Anna: Friends always think that it’s a good idea to date other friends. In some ways, it makes sense: You probably have a lot in common; you may have the same sense of humor; your friends will approve of him. If you have a good friendship, and you are attracted to one of your friends, why wouldn’t you put the moves on him? But I often find that this kind of feeling isn’t reciprocated, which creates all kinds of awkwardness within a group of friends. The best course of action is to be straightforward about your feelings: Tell them that you are not interested in anything other than friendship. Emphasize the fact that while you think that they are great, you need a little more than just friendship to have a good relationship, and you two just don’t have that “spark.” I would also add a line or two about how you don’t want to create tension between your friends, and you hope that they don’t hate you too much for this little rejection. An “I’d hate for this to ruin our friendship” will do.
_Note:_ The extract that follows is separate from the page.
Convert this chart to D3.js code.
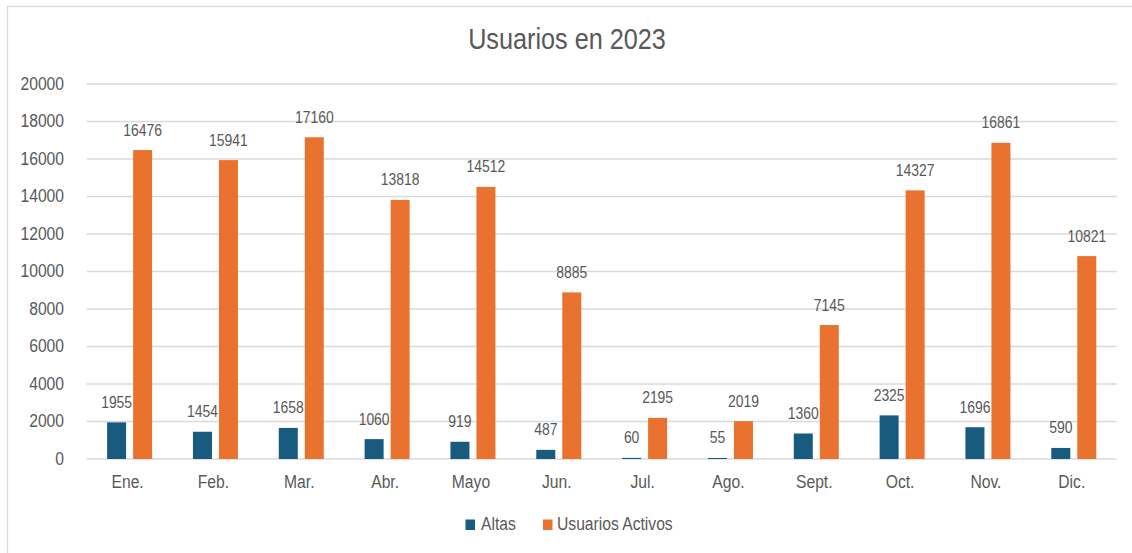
<!DOCTYPE html>
<html><head><meta charset="utf-8">
<script src="https://cdn.jsdelivr.net/npm/d3@7/dist/d3.min.js"></script>
<style>html,body{margin:0;padding:0;background:#fff;}svg{display:block;}</style>
</head><body>
<svg id="c" width="1132" height="553"></svg>
<script>
const months = ["Ene.","Feb.","Mar.","Abr.","Mayo","Jun.","Jul.","Ago.","Sept.","Oct.","Nov.","Dic."];
const altas = [1955,1454,1658,1060,919,487,60,55,1360,2325,1696,590];
const activos = [16476,15941,17160,13818,14512,8885,2195,2019,7145,14327,16861,10821];
const yTicks = [0,2000,4000,6000,8000,10000,12000,14000,16000,18000,20000];
const seriesNames = ["Altas","Usuarios Activos"];
const colors = ["#185b7f","#e9732e"];

const svg = d3.select("#c");
const FONT = "'Liberation Sans', Arial, sans-serif";
const SX = 0.87;
const TXT = "#595959";

function txt(x, y, s, size, anchor, fill) {
  return svg.append("text")
    .attr("transform", `translate(${x},${y}) scale(${SX},1)`)
    .attr("text-anchor", anchor || "middle")
    .attr("font-family", FONT).attr("font-size", size)
    .attr("fill", fill || TXT).text(s);
}

// frame
svg.append("rect").attr("x",7.5).attr("y",6.5).attr("width",1300).attr("height",700)
  .attr("fill","none").attr("stroke","#d9d9d9").attr("stroke-width",1.2);

const x = d3.scaleBand().domain(months).range([86.7,1116.7]).padding(0);
const y = d3.scaleLinear().domain([0,20000]).range([459,84]);

// gridlines
svg.append("g").selectAll("line").data(yTicks).join("line")
  .attr("x1",86.7).attr("x2",1116.7)
  .attr("y1",d=>y(d)).attr("y2",d=>y(d))
  .attr("stroke","#d9d9d9").attr("stroke-width",1.3);

// y tick labels
yTicks.forEach(t => txt(64, y(t)+5.5, String(t), 18, "end"));

// x labels
months.forEach(m => txt(x(m)+x.bandwidth()/2-2, 488, m, 18, "middle"));

const bw = 19;
const offs = [-22.5, 3.5];
const data = [altas, activos];

data.forEach((arr, si) => {
  svg.append("g").selectAll("rect").data(arr).join("rect")
    .attr("x",(d,i)=>x(months[i])+x.bandwidth()/2+offs[si])
    .attr("width",bw)
    .attr("y",d=>y(d))
    .attr("height",d=>y(0)-y(d))
    .attr("fill",colors[si]);
});
data.forEach((arr, si) => {
  arr.forEach((d,i) => {
    txt(x(months[i])+x.bandwidth()/2+offs[si]+bw/2, y(d)-14.5, String(d), 16, "middle");
  });
});

// title
txt(567, 49, "Usuarios en 2023", 29, "middle");

// legend
const leg = [{x:465.5, tx:481}, {x:543, tx:557}];
seriesNames.forEach((n,i) => {
  svg.append("rect").attr("x",leg[i].x).attr("y",519.5).attr("width",9.5).attr("height",10.5).attr("fill",colors[i]);
  txt(leg[i].tx, 529.5, n, 18, "start");
});
</script>
</body></html>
Chris: Here’s the reality about most of these situations: There is no way to let your friend down gently. You owe it to your friend to be completely honest with him, and to do anything else is unfair to both of you. When and if he asks you out again, you have to let him know that you are not interested in him that way. Be warned though, you’re likely to be in a rather stressful and awkward situation with your friend afterward. It takes a lot of courage to admit you have feelings for someone, and it is harder still when that person is one of your good friends. You are, essentially, rejecting him, and everybody deals with that differently. Like Anna said before, make it clear that you don’t want things to be awkward, but you should probably give him some time. Feelings don’t just disappear overnight. Tell your friend that it is in his hands, that you are there for him no matter what and are ready to talk to him when he is ready.
What are good lines to use to pick up girls?
Anna: There isn’t any sure fire way to pick up girls, but there are a few things to do that will make your chances better. If you have one particular girl in mind, try to get a mutual friend to introduce you. She’ll see immediately what you have in common, and hopefully you’ll have a foot in the door with her friends. Keep in mind that a girl’s friends are very persuasive: If you’re leaving with a girl, and they don’t like you, they could pull the “you’re not yourself right now” card at a party, and end that potential hookup quickly.
Generally, I feel that the people who have the most success picking up chicks are funny and generous. Cracking a few good jokes goes a long way. In terms of being generous, there isn’t much to say. If the opportunity arises, offer to pay for her entrance fee into a party, buy her a drink, or handle her Bart Mart munchies. Oh, and please, please remember to have good hygiene.
Chris: Anna has done a great job giving the DOs for picking up a girl. However, it might also be beneficial to know the DON’Ts.
Rule #1: The aggressiveness of your pursuit should be inversely related to the drunkenness of the girl that you are pursuing. Doggedly pursuing a drunk girl just isn’t cool. If you can’t pick up a sober girl, then for damn sure you shouldn’t be picking them up drunk.
Rule #2: Don’t pursue any one potential girl too avidly in a short period of time. There’s nothing weirder than being chatted up by the same person over and over again in one night. When a girl rejects you the first time, that’s usually pretty indicative that she won’t be interested in you at all for that night.
Rule #3: Avoid getting plastered. There’s nothing as unsexy as being hit on by a guy that thinks he’s being smooth but is really just a drunken mess. You need to keep your wits about you to get a girl.
Finally, stay calm and be relaxed. Don’t treat this like a chore; it should be fun.